Dia menjelaskan kondisi yang membuatnya semakin sedih saat melihat saldo ATM lantaran sejak Desember 2024 sang suami tak lagi mendapatkan gaji bulanan yang mencapai Rp28 juta.
Padahal, dia memiliki tiga anak yang saat ini duduk di perguruan tinggi, dengan satu anak bungsunya menempuh perkuliahan di perguruan tinggi swasta sehingga membutuhkan biaya yang lebih besar.
Oleh karena itu, Rita saat ini meminta bantuan sang kakak kandungnya serta kakak iparnya untuk menghidupi dirinya dan anak-anaknya sehari-hari.

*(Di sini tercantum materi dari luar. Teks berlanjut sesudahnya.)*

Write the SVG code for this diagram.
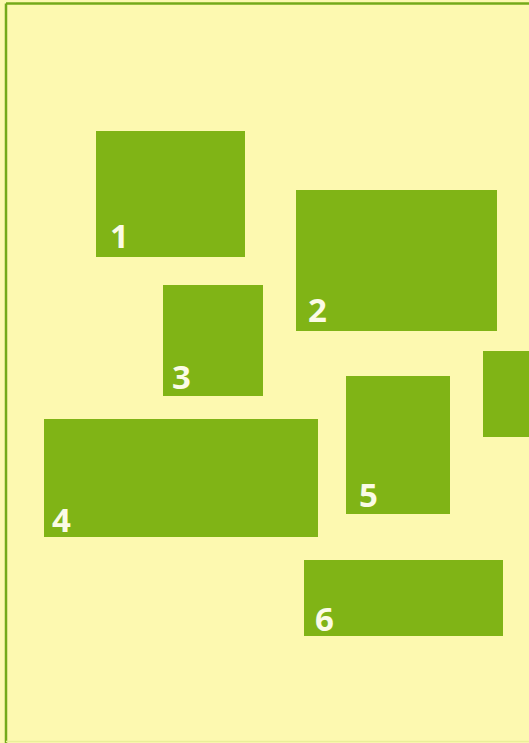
<svg xmlns="http://www.w3.org/2000/svg" width="529" height="743" viewBox="0 0 529 743">
<style>
.box{fill:#80b416}
.lbl{font-family:"Open Sans","Liberation Sans",Arial,sans-serif;font-weight:bold;font-size:33px;fill:#fbfbe6}
.frame{stroke:#74aa1a;stroke-width:2.5;fill:none}
</style>
<rect x="0" y="0" width="529" height="743" fill="#fdf9b0"/>
<line class="frame" x1="6" y1="3.5" x2="529" y2="3.5"/>
<line class="frame" x1="6" y1="3.5" x2="6" y2="743"/>
<line x1="6" y1="741.5" x2="529" y2="741.5" stroke="#e9ef9a" stroke-width="1.5"/>
<g id="node1"><rect class="box" x="96" y="131" width="149" height="126"/><text class="lbl" x="110" y="248">1</text></g>
<g id="node2"><rect class="box" x="296" y="190" width="201" height="141"/><text class="lbl" x="308" y="322">2</text></g>
<g id="node3"><rect class="box" x="163" y="285" width="100" height="111"/><text class="lbl" x="172" y="389">3</text></g>
<g id="node4"><rect class="box" x="44" y="419" width="274" height="118"/><text class="lbl" x="52" y="532">4</text></g>
<g id="node5"><rect class="box" x="346" y="376" width="104" height="138"/><text class="lbl" x="359" y="507">5</text></g>
<g id="node6"><rect class="box" x="304" y="560" width="199" height="76"/><text class="lbl" x="315" y="631">6</text></g>
<g id="node7"><rect class="box" x="483" y="351" width="46" height="86"/></g>
<g id="connectors"></g>
</svg>
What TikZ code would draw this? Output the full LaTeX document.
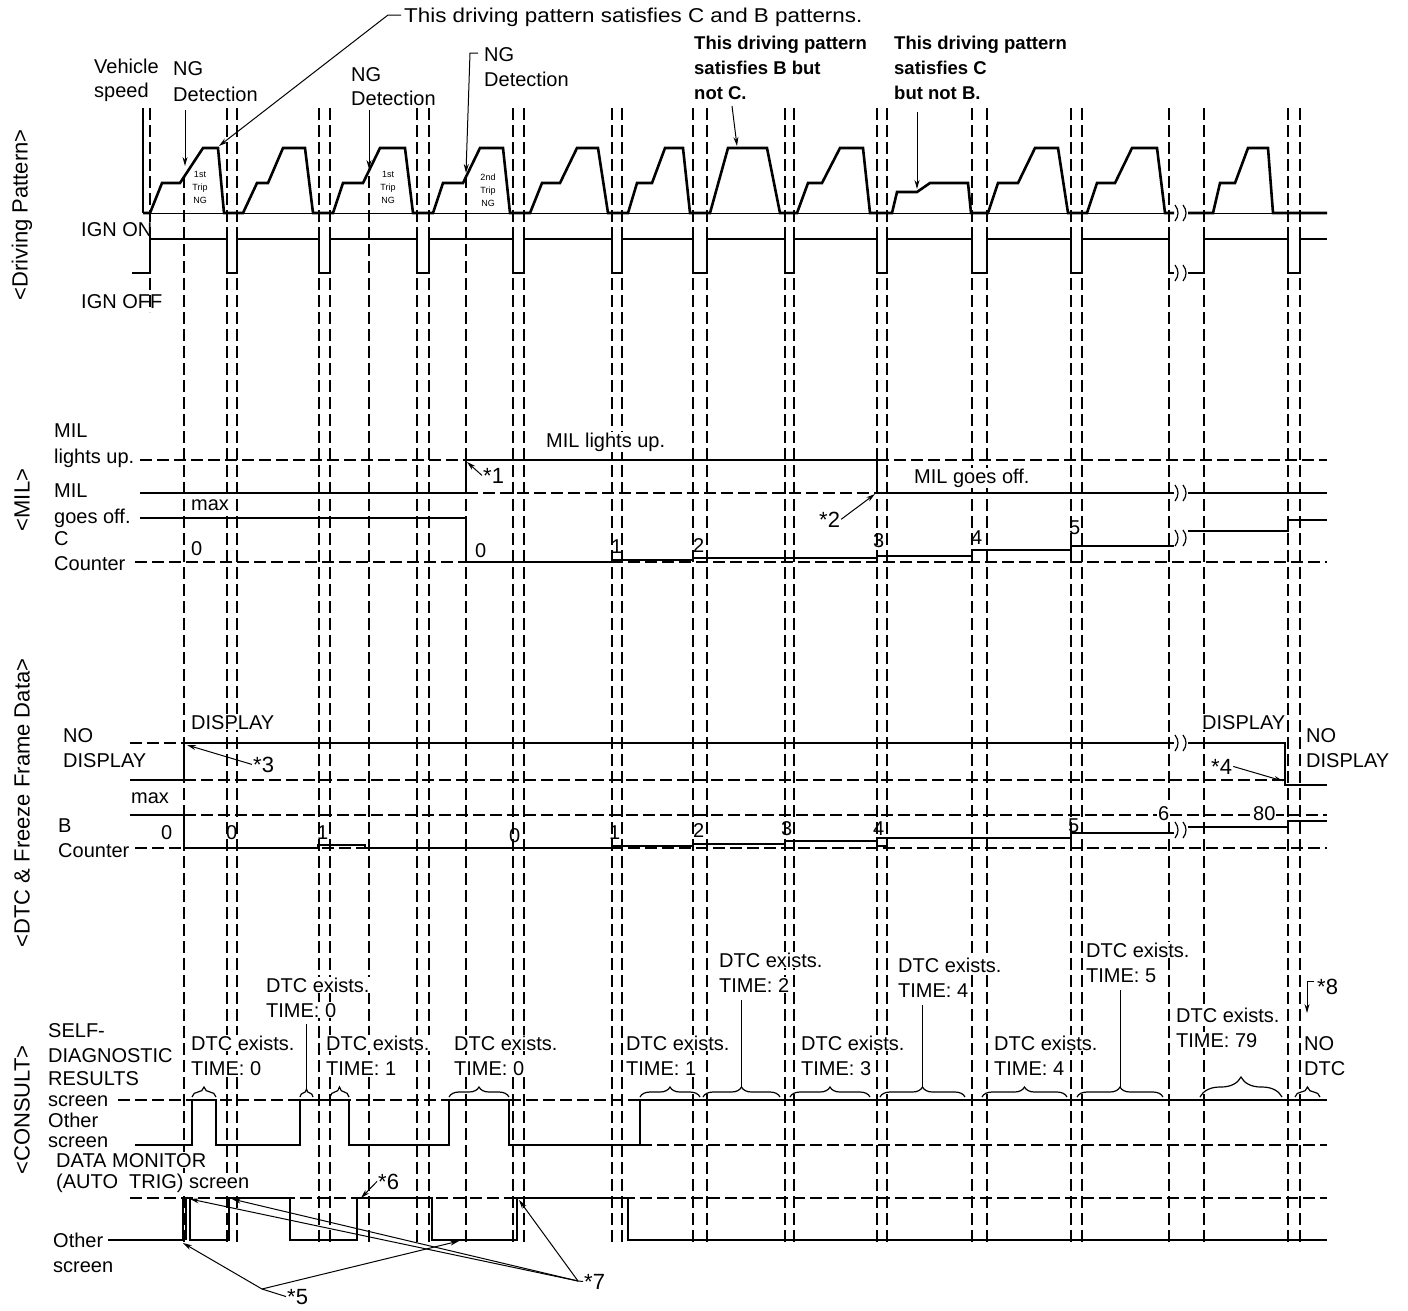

"Selain itu, namanya ibu-ibu juga saya ada kecil-kecil punya perhiasan. Itu saya geser supaya bisa bertahan karena sekarang untuk membayar uang kuliah juga anak-anak pak," tuturnya.
Rita bersaksi untuk tiga orang hakim nonaktif Pengadilan Negeri Surabaya yang didakwa menerima suap berupa hadiah atau janji sebesar Rp4,67 miliar dan gratifikasi dalam kasus dugaan suap dan gratifikasi atas pemberian vonis bebas kepada terpidana pembunuhan Ronald Tannur pada 2024.
Tiga orang terdakwa tersebut, yakni Erintuah Damanik, Heru Hanindyo, serta Mangapul.
Selain suap, ketiganya juga diduga menerima gratifikasi berupa uang dalam bentuk rupiah dan berbagai mata uang asing, yakni dolar Singapura, ringgit Malaysia, yen Jepang, euro, serta riyal Saudi.
Dengan demikian, perbuatan para terdakwa diatur dan diancam pidana dalam Pasal 12 huruf c atau Pasal 6 Ayat (2) atau Pasal 5 Ayat (2) dan Pasal 12 B juncto Pasal 18 Undang-Undang (UU) Nomor 31 Tahun 1999 tentang Pemberantasan Tindak Pidana Korupsi sebagaimana diubah dengan UU Nomor 20 Tahun 2001 jo. Pasal 55 Ayat (1) Ke-1 KUHP.
Secara rinci suap yang diduga diterima oleh tiga hakim tersebut meliputi sebanyak Rp1 miliar dan 308 ribu dolar Singapura atau Rp3,67 miliar (kurs Rp11.900).